Eventually, European countries invested three and a half billion dollars in an anti-tactical air ballistic missile defense (Lord 8). Advancement in defense technology and the attitude of always having to stay one step ahead of potential threats was vital, and defense in space was the next step for the United States. There was no American policy on militarizing space, so the United States thought that by building a space-based program, they could encourage other nations to get started with a missile defense program.
Adversaries, or opponents, could use this offer to their advantage; other nations could strategize a plan by attacking the United States space systems, but any nation has yet to have tried. Today, the United States military is more dependent on space programs than any other country (Lord 9). Throughout history, the United States has made much advancement in enemy missile defense technology. It all started when President Nixon introduced his amateur defense plan after thinking it would help the United States’ security and financial tactics.

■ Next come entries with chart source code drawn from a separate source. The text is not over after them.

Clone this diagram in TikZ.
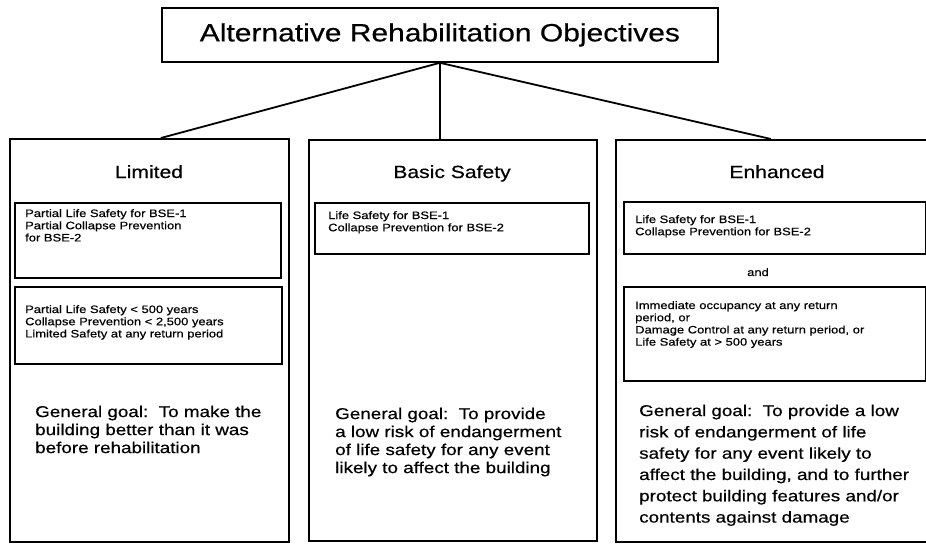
\documentclass[tikz,border=0pt]{standalone}
\usepackage{fontspec}
\setmainfont{Liberation Sans}[FakeStretch=1.2,FakeBold=0.5]
\begin{document}
\begin{tikzpicture}[x=1pt,y=-1pt,
        box/.style={draw, line width=1.8pt, inner sep=0pt, anchor=north west},
        head/.style={font=\fontsize{17.6}{21}\selectfont, inner sep=0pt, anchor=base},
        small/.style={font=\fontsize{10.8}{12.2}\selectfont, align=left, inner sep=0pt, anchor=north west},
        goal/.style={font=\fontsize{15.7}{18}\selectfont, align=left, inner sep=0pt, anchor=north west}]
            \useasboundingbox (0,0) rectangle (926,544);
            \clip (0,0) rectangle (926,544);
            \node[box, minimum width=556pt, minimum height=54pt, font=\fontsize{25}{30}\selectfont] (title) at (161,7) {Alternative Rehabilitation Objectives};
            \node[box, minimum width=279pt, minimum height=403pt] (lim) at (9,138) {};
            \node[box, minimum width=288pt, minimum height=401pt] (bas) at (308,139) {};
            \node[box, minimum width=323pt, minimum height=402pt] (enh) at (615,139) {};
            \draw[line width=1.8pt] (title.south) -- ([xshift=11.5pt]lim.north);
            \draw[line width=1.8pt] (title.south) -- (title.south |- bas.north);
            \draw[line width=1.8pt] (title.south) -- ([xshift=-6.5pt]enh.north);
            \node[head] (limhead) at (149,178) {Limited};
            \node[head] (bashead) at (452,178) {Basic Safety};
            \node[head] (enhhead) at (777,178) {Enhanced};
            % limited column
            \node[box, minimum width=266pt, minimum height=75pt] (lim1) at (14,202) {};
            \node[small] (lim1text) at (25,209) {Partial Life Safety for BSE-1\\Partial Collapse Prevention\\for BSE-2};
            \node[box, minimum width=267pt, minimum height=77pt] (lim2) at (14,286) {};
            \node[small] (lim2text) at (25,305) {Partial Life Safety < 500 years\\Collapse Prevention < 2,500 years\\Limited Safety at any return period};
            \node[goal] (limgoal) at (35,405.5) {General goal:\ \ To make the\\building better than it was\\before rehabilitation};
            % basic safety column
            \node[box, minimum width=274pt, minimum height=51pt] (bas1) at (314,202) {};
            \node[small] (bas1text) at (328,211) {Life Safety for BSE-1\\Collapse Prevention for BSE-2};
            \node[goal] (basgoal) at (335,407.5) {General goal:\ \ To provide\\a low risk of endangerment\\of life safety for any event\\likely to affect the building};
            % enhanced column
            \node[box, minimum width=302pt, minimum height=52pt] (enh1) at (623,201) {};
            \node[small] (enh1text) at (635,215) {Life Safety for BSE-1\\Collapse Prevention for BSE-2};
            \node[small, anchor=base] (and) at (758,276) {and};
            \node[box, minimum width=302pt, minimum height=94pt] (enh2) at (623,286) {};
            \node[small] (enh2text) at (635,301) {Immediate occupancy at any return\\period, or\\Damage Control at any return period, or\\Life Safety at > 500 years};
            \node[goal, font=\fontsize{15.7}{21.3}\selectfont] (enhgoal) at (639,404.5) {General goal:\ \ To provide a low\\risk of endangerment of life\\safety for any event likely to\\affect the building, and to further\\protect building features and/or\\contents against damage};
        \end{tikzpicture}
\end{document}
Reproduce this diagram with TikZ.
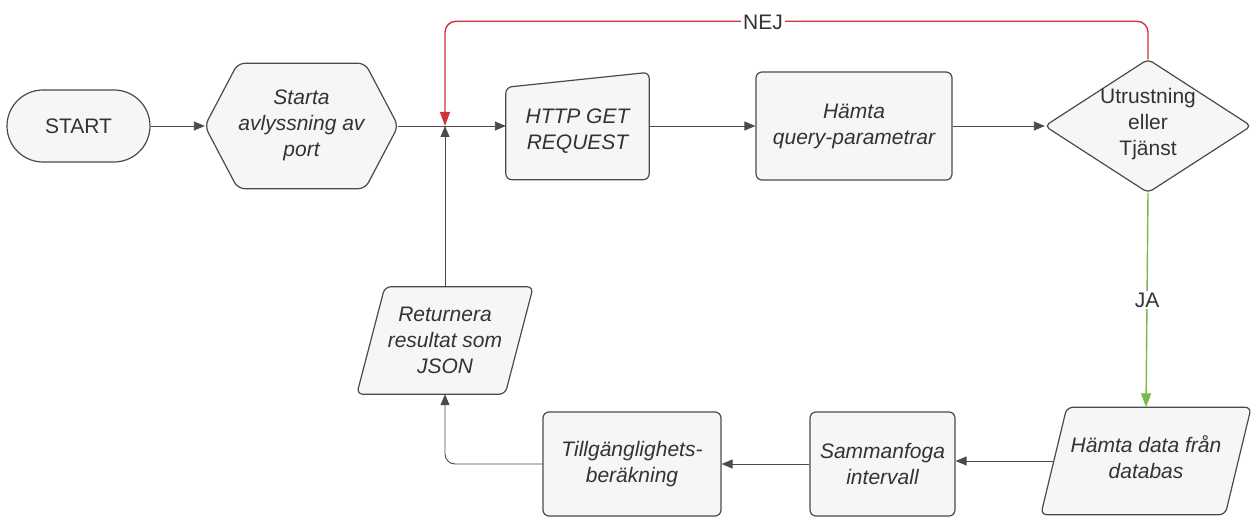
\documentclass[tikz,border=0pt]{standalone}
\usepackage{fontspec}
\setmainfont{Liberation Sans}
\usetikzlibrary{arrows.meta,backgrounds}
\definecolor{fillc}{HTML}{F6F6F6}
\definecolor{linec}{HTML}{4A4A4A}
\definecolor{txt}{HTML}{333333}
\definecolor{redc}{HTML}{D0333D}
\definecolor{greenc}{HTML}{79B84A}
\begin{document}
\begin{tikzpicture}[x=1pt,y=-1pt,
  shapeline/.style={draw=linec, fill=fillc, line width=1.2pt, rounded corners=7pt},
  lbl/.style={text=txt, font=\fontsize{21}{26}\selectfont\itshape, align=center, inner sep=0pt},
  upr/.style={text=txt, font=\fontsize{21}{26}\selectfont, align=center, inner sep=0pt},
  inv/.style={draw=none, inner sep=0pt},
  box/.style={shapeline, lbl, rounded corners=6pt},
  conn/.style={draw=linec, line width=0.9pt, -{Triangle[length=11pt,width=9pt]}},
  redarrow/.style={draw=redc, line width=1.4pt, rounded corners=11pt, -{Triangle[length=14pt,width=10pt]}},
  greenarrow/.style={draw=greenc, line width=1.4pt, -{Triangle[length=14pt,width=10pt]}},
  tag/.style={upr, fill=white, inner xsep=2pt, inner ysep=2pt}
]
\useasboundingbox (0,0) rectangle (1252,518);

% nodes
\node[shapeline, upr, rounded corners=36pt, minimum width=143pt, minimum height=72pt] (start) at (78.5,126) {START};
\node[inv, minimum width=193pt, minimum height=125pt] (hex) at (301.5,126) {};
\node[lbl] (hexT) at ([yshift=1pt]hex.center) {Starta\\avlyssning av\\port};
\node[inv, minimum width=143pt, minimum height=107pt] (http) at (577.5,126) {};
\node[lbl] (httpT) at ([yshift=-5pt]http.center) {HTTP GET\\REQUEST};
\node[box, minimum width=196pt, minimum height=108pt] (query) at (854,126) {Hämta\\query-parametrar};
\node[inv, minimum width=206pt, minimum height=133pt] (dia) at (1148,126) {};
\node[upr] (diaT) at (1148,124.5) {Utrustning\\eller\\Tjänst};
\node[inv, minimum width=184pt, minimum height=107pt] (hd) at (1146,461) {};
\node[lbl] (hdT) at ([yshift=4pt]hd.center) {Hämta data från\\databas};
\node[box, minimum width=145pt, minimum height=104pt] (sam) at (882.5,464) {Sammanfoga\\intervall};
\node[box, minimum width=178pt, minimum height=104pt] (till) at (632,464) {Tillgänglighets-\\beräkning};
\node[inv, lbl, minimum width=148pt, minimum height=107pt] (ret) at (445,340.5) {Returnera\\resultat som\\JSON};
\coordinate (J) at (ret.north |- hex.east);

% custom shapes
\begin{scope}[on background layer]
  \draw[shapeline] (hex.north) -- ([xshift=-33pt]hex.north east) -- (hex.east)
     -- ([xshift=-33pt]hex.south east) -- ([xshift=33pt]hex.south west)
     -- (hex.west) -- ([xshift=33pt]hex.north west) -- cycle;
  \draw[shapeline, rounded corners=6pt] (http.south) -- (http.south east) -- (http.north east)
     -- ([yshift=-15pt]http.north west) -- (http.south west) -- cycle;
  \draw[shapeline, rounded corners=5pt] (dia.south) -- (dia.east |- dia.center) -- (dia.north)
     -- (dia.west) -- cycle;
  \draw[shapeline, rounded corners=6pt] (hd.north) -- ([xshift=13pt]hd.north east)
     -- ([xshift=-13pt]hd.south east) -- ([xshift=-13pt]hd.south west)
     -- ([xshift=13pt]hd.north west) -- cycle;
  \draw[shapeline, rounded corners=6pt] (ret.north) -- ([xshift=14pt]ret.north east)
     -- ([xshift=-14pt]ret.south east) -- ([xshift=-14pt]ret.south west)
     -- ([xshift=14pt]ret.north west) -- cycle;
\end{scope}

% connectors
\draw[conn] (start.east) -- (hex.west);
\draw[conn] (hex.east) -- (http.west);
\draw[conn] (http.east) -- (query.west);
\draw[conn] (query.east) -- (dia.west);
\draw[redarrow] (dia.north) -- ++(0,-38) -| (J);
\node[tag] (nej) at (763,22) {NEJ};
\draw[greenarrow] (dia.south) -- node[tag] (ja) {JA} (hd.north);
\draw[conn] (hd.west) -- (hd.west -| sam.east);
\draw[conn] (sam.west) -- (till.east);
\draw[conn, rounded corners=10pt] (till.west) -| (ret.south);
\draw[conn] (ret.north) -- (J);
\end{tikzpicture}
\end{document}
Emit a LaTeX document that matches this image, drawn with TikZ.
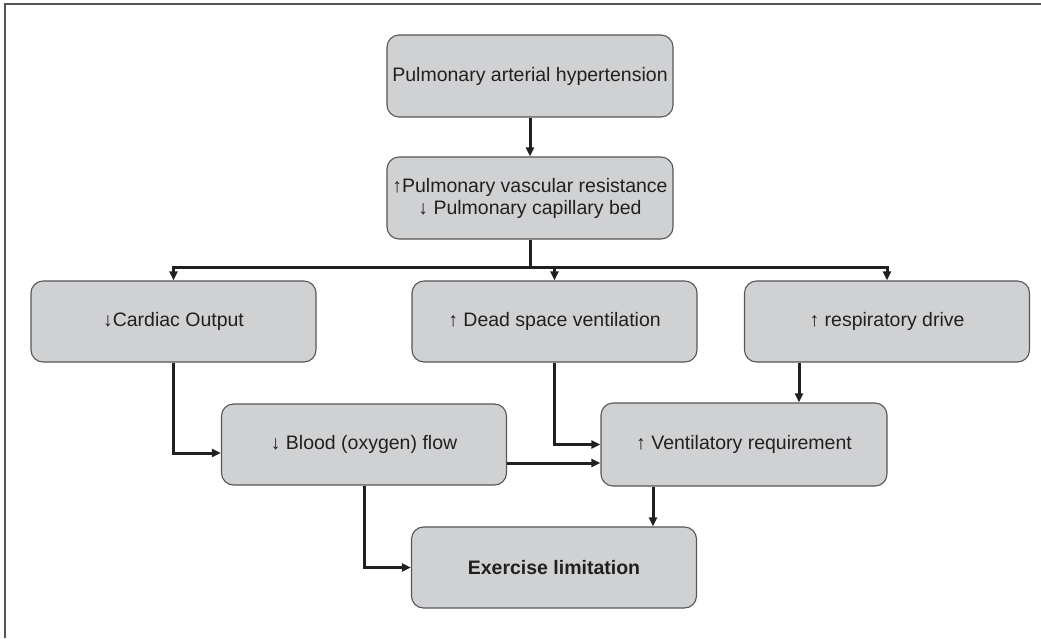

Secondly, President Reagan established the Strategic Defense Initiative; this was an improvement from Nixon’s plan, but still met its fate due to the basis on futuristic technology. Finally, President Bush brought forth the Ballistic Missile Defense in 2001 to ensure the safety of citizens. After years of improvement in technology, funding strategies, and security measures, enemy missile defense is now possible to protect the people of the United States of America.